Kashmir, a region of over eight million people, has fewer than 60 psychiatrists. Dr. Majid Shafi, a government psychiatrist treats 500 people a week. His patients range from children who have suffered from violence to parents with missing loved ones, to business owners struggling under a mountain of debt caused by the Indian occupation. “This is just the beginning,” Dr. Shafi said in an interview with The New York Times. “The crisis is growing.”

A haunting stigma

Even if there were enough psychiatrists to treat the wounds of an entire nation, the stigma of mental health issues remains an obstacle for many into receiving treatment. 

Syed Zahid Rizvi is a Kashmiri-born student of philosophy, sociology, and nursing at the University of Washington. In January of 2021, he returned home to Kashmir and documented his findings on the state of mental health of those living in Kashmir, including friends, and family, and documented them in an article for the Daily Maverick

He opens his story of a family friend by the name of Gulrez who had recently committed suicide by ingesting poison. In life, he had been a hard worker, someone who supported his family. “He had a different way of thinking, talking, and acting. People in the community had labeled him as a ‘pagal’ (crazy). And was often teased because of it.” 

Being labeled as a ‘pagal’ can cause difficulties finding work and finding marriage. For many people, the stigma of that word is too much to bear.
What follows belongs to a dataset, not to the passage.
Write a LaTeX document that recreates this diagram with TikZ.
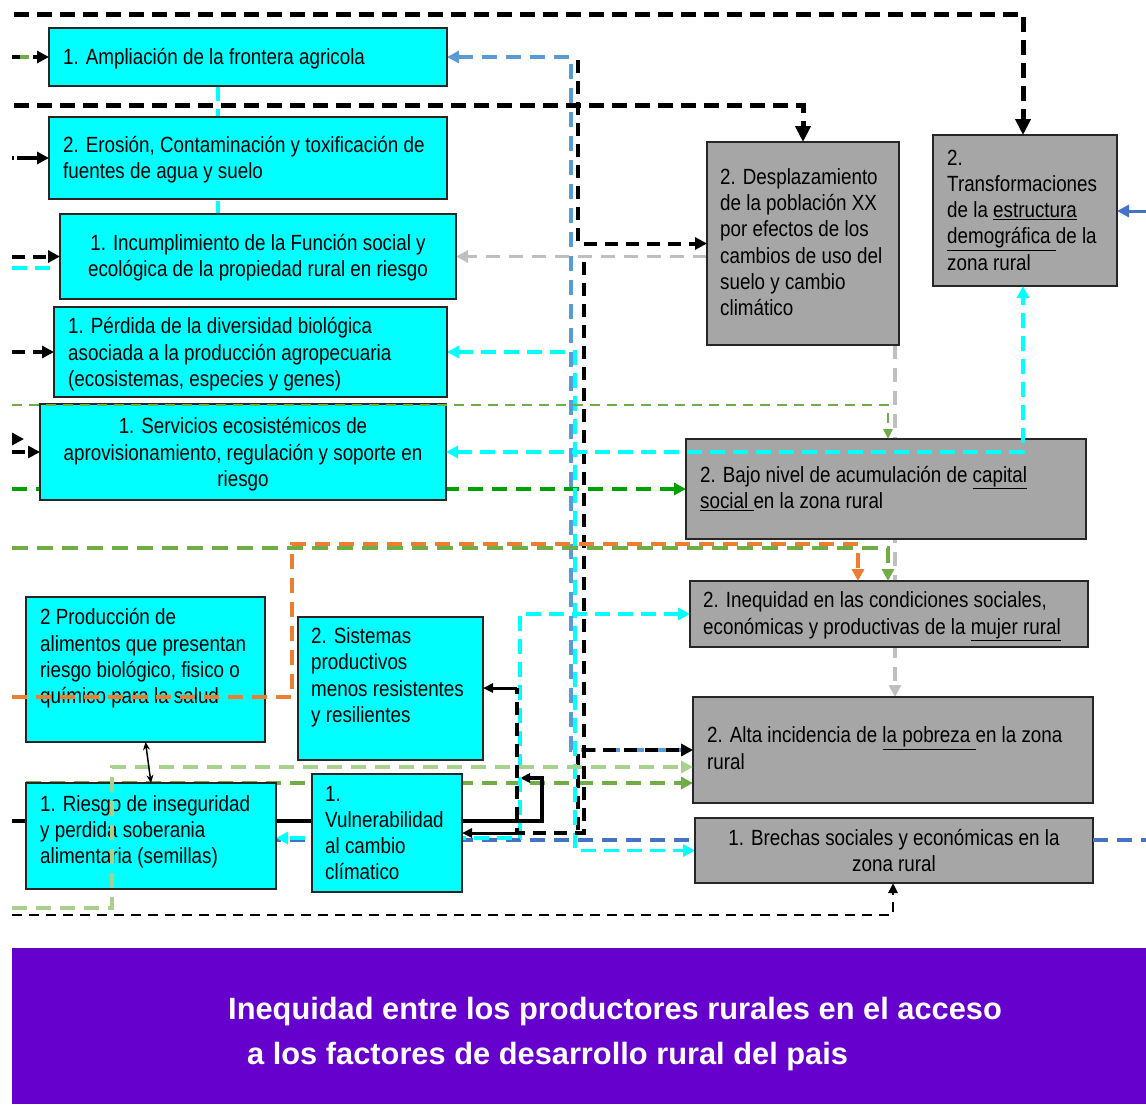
\documentclass[tikz,border=0pt]{standalone}
\usepackage{fontspec}
\newfontfamily\boxfont{Liberation Sans}[FakeStretch=0.855]
\newfontfamily\bannerfont{Liberation Sans}
\usetikzlibrary{arrows.meta}
\pgfdeclarelayer{background}
\pgfsetlayers{background,main}

\definecolor{boxcyan}{HTML}{00FFFF}
\definecolor{boxgray}{HTML}{A6A6A6}
\definecolor{bannerviolet}{HTML}{6600CC}
\definecolor{lblue}{HTML}{5B9BD5}
\definecolor{dblue}{HTML}{4472C4}
\definecolor{lgray}{HTML}{BFBFBF}
\definecolor{mgreen}{HTML}{70AD47}
\definecolor{pgreen}{HTML}{A9D18E}
\definecolor{dgreen}{HTML}{00A000}
\definecolor{orng}{HTML}{ED7D31}
\definecolor{edge}{HTML}{262626}

\tikzset{
  cbox/.style={draw=edge, line width=1.5pt, fill=boxcyan, inner sep=0pt, outer sep=0pt},
  gbox/.style={draw=edge, line width=1.5pt, fill=boxgray, inner sep=0pt, outer sep=0pt},
  txt/.style={font=\boxfont\fontsize{22}{26.2}\selectfont, inner sep=0pt, align=left, anchor=west,
    execute at begin node=\strut, execute at end node=\strut},
  ctxt/.style={txt, align=center, anchor=center},
  tipL/.style={-{Triangle[length=16pt,width=15pt]}},
  tipM/.style={-{Triangle[length=12pt,width=12pt]}},
  tipS/.style={-{Triangle[length=10pt,width=9pt]}},
  tipMM/.style={{Triangle[length=12pt,width=12pt]}-{Triangle[length=12pt,width=12pt]}},
  bkthick/.style={black, line width=5pt, dash pattern=on 15pt off 8pt},
  bkmid/.style={black, line width=4pt, dash pattern=on 13pt off 8pt},
  bkthin/.style={black, line width=2.8pt, dash pattern=on 10pt off 7pt},
  cyline/.style={boxcyan, line width=3.8pt, dash pattern=on 15pt off 8pt},
  lbline/.style={lblue, line width=3.6pt, dash pattern=on 15pt off 9pt},
  dbline/.style={dblue, line width=3.6pt, dash pattern=on 15pt off 9pt},
  grline/.style={lgray, line width=3.6pt, dash pattern=on 14pt off 9pt},
  mgthin/.style={mgreen, line width=2.6pt, dash pattern=on 10pt off 7pt},
  mgthick/.style={mgreen, line width=4pt, dash pattern=on 16pt off 9pt},
  mgmid/.style={mgreen, line width=3.6pt, dash pattern=on 15pt off 9pt},
  dgline/.style={dgreen, line width=4pt, dash pattern=on 15pt off 9pt},
  orline/.style={orng, line width=4pt, dash pattern=on 15pt off 9pt},
  pgline/.style={pgreen, line width=3.6pt, dash pattern=on 15pt off 9pt},
}

\begin{document}
\begin{tikzpicture}[x=1pt, y=-1pt]
\useasboundingbox (0,0) rectangle (1146,1104);
\begin{pgfonlayer}{background}
  \fill[white] (0,0) rectangle (1146,1104);
\end{pgfonlayer}

% ---------- cyan boxes ----------
\node[cbox, minimum width=398pt, minimum height=58pt] (amp) at (248,57) {};
\node[cbox, minimum width=398pt, minimum height=82pt] (ero) at (248,158) {};
\node[cbox, minimum width=396pt, minimum height=85pt] (inc) at (258,256.5) {};
\node[cbox, minimum width=393pt, minimum height=90pt] (per) at (250.5,352) {};
\node[cbox, minimum width=406pt, minimum height=96pt] (ser) at (243,452) {};
\node[cbox, minimum width=239pt, minimum height=145pt] (prod) at (145.5,669.5) {};
\node[cbox, minimum width=185pt, minimum height=143pt] (sis) at (390.5,688.5) {};
\node[cbox, minimum width=250pt, minimum height=106pt] (rie) at (151,836) {};
\node[cbox, minimum width=150pt, minimum height=118pt] (vul) at (387,833) {};

% ---------- gray boxes ----------
\node[gbox, minimum width=192pt, minimum height=203pt] (des) at (803,243.5) {};
\node[gbox, minimum width=184pt, minimum height=151pt] (tra) at (1025,210.5) {};
\node[gbox, minimum width=400pt, minimum height=100pt] (baj) at (886,489) {};
\node[gbox, minimum width=398pt, minimum height=66pt] (ineq) at (889,614) {};
\node[gbox, minimum width=400pt, minimum height=106pt] (alta) at (893,750) {};
\node[gbox, minimum width=398pt, minimum height=65pt] (bre) at (894,850.5) {};

% ---------- box texts ----------
\node[txt] (amp-t) at (63,59.5) {1. Ampliación de la frontera agricola};
\node[txt] (ero-t) at (63,161.5) {2. Erosión, Contaminación y toxificación de\\fuentes de agua y suelo};
\node[ctxt] (inc-t) at (258,259.5) {1. Incumplimiento de la Función social y\\ecológica de la propiedad rural en riesgo};
\node[txt] (per-t) at (68,356) {1. Pérdida de la diversidad biológica\\asociada a la producción agropecuaria\\(ecosistemas, especies y genes)};
\node[ctxt] (ser-t) at (243,456) {1. Servicios ecosistémicos de\\aprovisionamiento, regulación y soporte en\\riesgo};
\node[txt] (prod-t) at (40,660) {2 Producción de\\alimentos que presentan\\riesgo biológico, fisico o\\químico para la salud};
\node[txt] (sis-t) at (311,679) {2. Sistemas\\productivos\\menos resistentes\\y resilientes};
\node[txt] (rie-t) at (40,833.5) {1. Riesgo de inseguridad\\y perdida soberania\\alimentaria (semillas)};
\node[txt] (vul-t) at (325,837) {1.\\Vulnerabilidad\\al cambio\\clímatico};
\node[txt] (des-t) at (720,246) {2. Desplazamiento\\de la población XX\\por efectos de los\\cambios de uso del\\suelo y cambio\\climático};
\node[txt] (tra-t) at (947,214) {2.\\Transformaciones\\de la \underline{estructura}\\\underline{demográfica }de la\\zona rural};
\node[txt] (baj-t) at (700,491.5) {2. Bajo nivel de acumulación de \underline{capital}\\\underline{social }en la zona rural};
\node[txt] (ineq-t) at (703,617) {2. Inequidad en las condiciones sociales,\\económicas y productivas de la \underline{mujer rural}};
\node[txt] (alta-t) at (707,752) {2. Alta incidencia de \underline{la pobreza }en la zona\\rural};
\node[ctxt] (bre-t) at (894,854) {1. Brechas sociales y económicas en la\\zona rural};

% ---------- banner ----------
\node[fill=bannerviolet, minimum width=1134pt, minimum height=156pt, inner sep=0pt] (ban) at (579,1026) {};
\node[anchor=base west, inner sep=0pt, text=white, font=\bannerfont\bfseries\fontsize{30.8}{36}\selectfont]
  (ban-a) at (228,1019) {Inequidad entre los productores rurales en el acceso};
\node[anchor=base west, inner sep=0pt, text=white, font=\bannerfont\bfseries\fontsize{30.8}{36}\selectfont]
  (ban-b) at (247,1064) {a los factores de desarrollo rural del pais};

% ---------- routing points ----------
\coordinate (k1) at (14,14);   \coordinate (k1r) at (1023,14);
\coordinate (k2) at (14,105);  \coordinate (k2r) at (803,105);
\coordinate (v1) at (578,60);
\coordinate (v2) at (584,262); \coordinate (v2b) at (584,833);
\coordinate (v3) at (517,833); \coordinate (v3t) at (517,688);
\coordinate (s0) at (12,821);  \coordinate (s1) at (542,821);
\coordinate (s2) at (542,778); \coordinate (s3) at (520,778);
\coordinate (a1) at (578,830);
\coordinate (b1) at (571,57);  \coordinate (b2) at (571,750);
\coordinate (d1) at (26,840);  \coordinate (d2) at (1146,840);
\coordinate (d3) at (1146,211);
\coordinate (c1) at (218,0);
\coordinate (c2) at (12,268);  \coordinate (c2r) at (55,268);
\coordinate (c3) at (575,0);
\coordinate (c4) at (1023,452);
\coordinate (c5) at (520,838);
\coordinate (g1) at (895,345);
\coordinate (m1) at (12,405);  \coordinate (m1r) at (888,405);
\coordinate (m2) at (12,548);  \coordinate (m2r) at (888,548);
\coordinate (m3) at (26,783);
\coordinate (dg) at (12,489);
\coordinate (o1) at (12,697);  \coordinate (o2) at (292,697);
\coordinate (o3) at (292,544); \coordinate (o4) at (858,544);
\coordinate (p1) at (12,908);  \coordinate (p2) at (112,908);
\coordinate (p3) at (112,767);
\coordinate (q1) at (12,915);  \coordinate (q2) at (893,915);
\coordinate (e1) at (12,57);   \coordinate (e1g) at (20,57); \coordinate (e1h) at (29,57);
\coordinate (e2d) at (12,158); \coordinate (e2e) at (14,158); \coordinate (e2) at (17,158);
\coordinate (e3) at (12,256.5);
\coordinate (e4) at (12,352);
\coordinate (e5) at (12,439);  \coordinate (e5r) at (24,439);
\coordinate (e6) at (12,452);

% ---------- connectors behind the boxes ----------
\begin{pgfonlayer}{background}
  \draw[cyline] (c1 |- amp.south) -- (c1 |- inc.north);
  \draw[grline, tipM] (inc.east -| des.west) -- (inc.east);
  \draw[grline, tipM] (g1) -- (g1 |- alta.north);
  \draw[dgline, tipM] (dg) -- (baj.west);
  \draw[mgmid, tipM] (m3) -- (m3 -| alta.west);
  \draw[black, line width=3.4pt, tipS] (s0) -- (s1) -- (s2) -- (s3);
  \draw[dbline] (d1) -- (d1 -| bre.west);
  \draw[cyline, tipMM] (ineq.west) -- (ineq.west -| c5) -- (c5) -- (c5 -| rie.east);
  \draw[lbline, tipMM] (amp.east) -- (b1) -- (b2) -- (alta.west);
  \draw[bkmid, tipM] (a1) -- (a1 |- alta.west) -- (alta.west);
  \draw[cyline, tipMM] (per.east) -- (per.east -| c3) -- (c3 |- bre.west) -- (bre.west);
\end{pgfonlayer}

% ---------- connectors in front ----------
\draw[bkthick, tipL] (k1) -- (k1r) -- (k1r |- tra.north);
\draw[bkthick, tipL] (k2) -- (k2r) -- (k2r |- des.north);
\draw[bkmid, tipM] (v1) -- (v1 |- des.west) -- (des.west);
\draw[bkmid] (v2) -- (v2b) -- (v3) -- (v3t);
\draw[black, line width=3pt, tipS] (v3) -- (v3 -| vul.east);
\draw[black, line width=3pt, tipS] (v3t) -- (v3t -| sis.east);
\draw[dbline] (d2 -| bre.east) -- (d2);
\draw[dblue, line width=3pt, tipM] (d3) -- (d3 -| tra.east);
\draw[cyline] (c2) -- (c2r);
\draw[cyline, tipMM] (ser.east) -- (c4) -- (c4 |- tra.south);
\draw[mgthin, tipS] (m1) -- (m1r) -- (m1r |- baj.north);
\draw[mgthick, tipM] (m2) -- (m2r) -- (m2r |- ineq.north);
\draw[orline, tipM] (o1) -- (o2) -- (o3) -- (o4) -- (o4 |- ineq.north);
\draw[pgline, tipM] (p1) -- (p2) -- (p3) -- (p3 -| alta.west);
\draw[bkthin, tipS] (q1) -- (q2) -- (q2 |- bre.south);
\draw[black, line width=1.5pt, {Stealth[length=8pt,width=7pt]}-{Stealth[length=8pt,width=7pt]}] (prod.south) -- (rie.north);
\draw[bkmid, tipM] (e1) -- (amp.west);
\draw[mgreen, line width=4pt] (e1g) -- (e1h);
\draw[black, line width=4pt] (e2d) -- (e2e);
\draw[black, line width=4pt, tipM] (e2) -- (ero.west);
\draw[bkmid, tipM] (e3) -- (inc.west);
\draw[bkmid, tipM] (e4) -- (per.west);
\draw[black, line width=3pt, tipM] (e5) -- (e5r);
\draw[bkmid, tipM] (e6) -- (ser.west);
\end{tikzpicture}
\end{document}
However, in a society where over half of the population suffers from common mental health conditions such as depression, anxiety, PTSD, and acute stress, it means that everybody has someone who could be labeled as a ‘pagal’ in their family. 

Suffering from mental health disorders not only affects the person with the condition, but it affects the lives of their friends and family as well. One of the worst aspects of mental health disorders is that it often causes people to suffer alone. Isolating them from their loved ones and making self-harm and suicide more likely and increasing the likelihood that those disorders will be passed on to the next generation. 

Until Kashmiris are granted their U.N. recognized right to self-determination through a free and fair plebiscite, the mental health situation will only continue to deteriorate under the brutal Indian regime.

To close this blog, if you suffer from any of the conditions listed above, know that you are not alone. Help is available through the crisis hotline. You can text HOME to 741741 to receive assistance.